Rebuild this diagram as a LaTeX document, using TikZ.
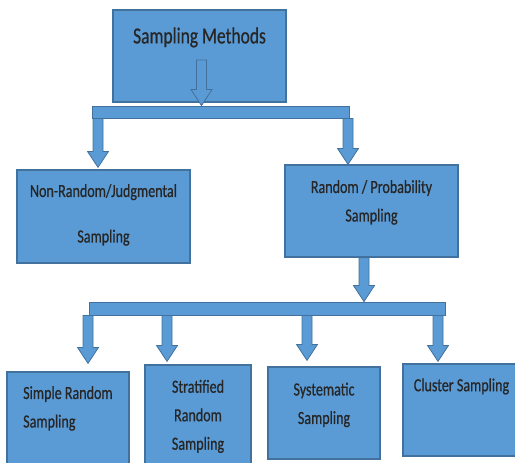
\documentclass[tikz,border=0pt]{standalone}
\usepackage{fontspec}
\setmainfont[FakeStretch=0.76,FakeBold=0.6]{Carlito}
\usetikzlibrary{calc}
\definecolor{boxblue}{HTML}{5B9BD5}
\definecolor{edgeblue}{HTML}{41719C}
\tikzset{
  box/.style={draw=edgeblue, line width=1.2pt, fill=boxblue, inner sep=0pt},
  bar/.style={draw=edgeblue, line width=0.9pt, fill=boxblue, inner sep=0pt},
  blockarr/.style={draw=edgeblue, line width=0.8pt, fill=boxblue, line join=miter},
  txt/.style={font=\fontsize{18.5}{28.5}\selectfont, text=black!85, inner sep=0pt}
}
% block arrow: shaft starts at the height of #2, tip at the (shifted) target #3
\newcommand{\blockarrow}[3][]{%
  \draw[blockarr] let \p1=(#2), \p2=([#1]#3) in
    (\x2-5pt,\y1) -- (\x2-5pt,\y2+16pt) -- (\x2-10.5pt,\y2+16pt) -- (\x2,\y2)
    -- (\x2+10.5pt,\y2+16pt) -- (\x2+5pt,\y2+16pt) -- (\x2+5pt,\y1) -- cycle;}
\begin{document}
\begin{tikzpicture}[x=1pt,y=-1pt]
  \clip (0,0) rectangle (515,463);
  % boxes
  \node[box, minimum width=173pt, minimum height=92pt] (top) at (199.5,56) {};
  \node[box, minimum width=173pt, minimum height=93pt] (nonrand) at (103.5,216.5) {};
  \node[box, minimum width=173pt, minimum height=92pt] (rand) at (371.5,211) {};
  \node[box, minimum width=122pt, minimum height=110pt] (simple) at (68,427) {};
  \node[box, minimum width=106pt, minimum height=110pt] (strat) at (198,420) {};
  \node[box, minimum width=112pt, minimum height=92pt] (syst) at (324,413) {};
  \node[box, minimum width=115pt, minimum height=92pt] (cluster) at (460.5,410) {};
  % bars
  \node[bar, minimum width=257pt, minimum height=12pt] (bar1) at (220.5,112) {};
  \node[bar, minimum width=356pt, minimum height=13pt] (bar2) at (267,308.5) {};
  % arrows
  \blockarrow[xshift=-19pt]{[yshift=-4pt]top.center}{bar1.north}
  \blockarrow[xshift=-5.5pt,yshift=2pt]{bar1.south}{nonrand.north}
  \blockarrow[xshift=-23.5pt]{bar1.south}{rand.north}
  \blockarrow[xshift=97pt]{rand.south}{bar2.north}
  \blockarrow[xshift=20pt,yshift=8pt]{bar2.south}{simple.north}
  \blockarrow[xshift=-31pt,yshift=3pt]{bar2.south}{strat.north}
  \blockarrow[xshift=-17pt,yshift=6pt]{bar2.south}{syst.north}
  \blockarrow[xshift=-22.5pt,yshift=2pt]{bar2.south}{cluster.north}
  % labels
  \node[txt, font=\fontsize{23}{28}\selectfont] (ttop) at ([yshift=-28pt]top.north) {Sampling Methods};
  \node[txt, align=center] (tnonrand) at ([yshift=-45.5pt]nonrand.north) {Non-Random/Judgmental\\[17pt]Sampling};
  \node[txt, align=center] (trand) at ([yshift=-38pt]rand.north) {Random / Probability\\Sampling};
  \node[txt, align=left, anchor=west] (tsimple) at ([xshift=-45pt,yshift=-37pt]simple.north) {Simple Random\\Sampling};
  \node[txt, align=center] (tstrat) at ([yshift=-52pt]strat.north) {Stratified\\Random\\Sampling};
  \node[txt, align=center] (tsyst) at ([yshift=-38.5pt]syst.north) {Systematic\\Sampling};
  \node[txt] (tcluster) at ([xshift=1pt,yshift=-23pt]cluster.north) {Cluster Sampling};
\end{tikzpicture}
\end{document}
◇ ◇ ◇ ◇ ◇ ◇ ◇
§ WRITTEN EXERCISE
Repeat the material above verbatim. Leave the pictures behind.

§ WRITTEN RESPONSE
Rebuild this diagram as a LaTeX document, using TikZ.
\documentclass[tikz,border=0pt]{standalone}
\usepackage{fontspec}
\setmainfont[FakeStretch=0.76,FakeBold=0.6]{Carlito}
\usetikzlibrary{calc}
\definecolor{boxblue}{HTML}{5B9BD5}
\definecolor{edgeblue}{HTML}{41719C}
\tikzset{
  box/.style={draw=edgeblue, line width=1.2pt, fill=boxblue, inner sep=0pt},
  bar/.style={draw=edgeblue, line width=0.9pt, fill=boxblue, inner sep=0pt},
  blockarr/.style={draw=edgeblue, line width=0.8pt, fill=boxblue, line join=miter},
  txt/.style={font=\fontsize{18.5}{28.5}\selectfont, text=black!85, inner sep=0pt}
}
% block arrow: shaft starts at the height of #2, tip at the (shifted) target #3
\newcommand{\blockarrow}[3][]{%
  \draw[blockarr] let \p1=(#2), \p2=([#1]#3) in
    (\x2-5pt,\y1) -- (\x2-5pt,\y2+16pt) -- (\x2-10.5pt,\y2+16pt) -- (\x2,\y2)
    -- (\x2+10.5pt,\y2+16pt) -- (\x2+5pt,\y2+16pt) -- (\x2+5pt,\y1) -- cycle;}
\begin{document}
\begin{tikzpicture}[x=1pt,y=-1pt]
  \clip (0,0) rectangle (515,463);
  % boxes
  \node[box, minimum width=173pt, minimum height=92pt] (top) at (199.5,56) {};
  \node[box, minimum width=173pt, minimum height=93pt] (nonrand) at (103.5,216.5) {};
  \node[box, minimum width=173pt, minimum height=92pt] (rand) at (371.5,211) {};
  \node[box, minimum width=122pt, minimum height=110pt] (simple) at (68,427) {};
  \node[box, minimum width=106pt, minimum height=110pt] (strat) at (198,420) {};
  \node[box, minimum width=112pt, minimum height=92pt] (syst) at (324,413) {};
  \node[box, minimum width=115pt, minimum height=92pt] (cluster) at (460.5,410) {};
  % bars
  \node[bar, minimum width=257pt, minimum height=12pt] (bar1) at (220.5,112) {};
  \node[bar, minimum width=356pt, minimum height=13pt] (bar2) at (267,308.5) {};
  % arrows
  \blockarrow[xshift=-19pt]{[yshift=-4pt]top.center}{bar1.north}
  \blockarrow[xshift=-5.5pt,yshift=2pt]{bar1.south}{nonrand.north}
  \blockarrow[xshift=-23.5pt]{bar1.south}{rand.north}
  \blockarrow[xshift=97pt]{rand.south}{bar2.north}
  \blockarrow[xshift=20pt,yshift=8pt]{bar2.south}{simple.north}
  \blockarrow[xshift=-31pt,yshift=3pt]{bar2.south}{strat.north}
  \blockarrow[xshift=-17pt,yshift=6pt]{bar2.south}{syst.north}
  \blockarrow[xshift=-22.5pt,yshift=2pt]{bar2.south}{cluster.north}
  % labels
  \node[txt, font=\fontsize{23}{28}\selectfont] (ttop) at ([yshift=-28pt]top.north) {Sampling Methods};
  \node[txt, align=center] (tnonrand) at ([yshift=-45.5pt]nonrand.north) {Non-Random/Judgmental\\[17pt]Sampling};
  \node[txt, align=center] (trand) at ([yshift=-38pt]rand.north) {Random / Probability\\Sampling};
  \node[txt, align=left, anchor=west] (tsimple) at ([xshift=-45pt,yshift=-37pt]simple.north) {Simple Random\\Sampling};
  \node[txt, align=center] (tstrat) at ([yshift=-52pt]strat.north) {Stratified\\Random\\Sampling};
  \node[txt, align=center] (tsyst) at ([yshift=-38.5pt]syst.north) {Systematic\\Sampling};
  \node[txt] (tcluster) at ([xshift=1pt,yshift=-23pt]cluster.north) {Cluster Sampling};
\end{tikzpicture}
\end{document}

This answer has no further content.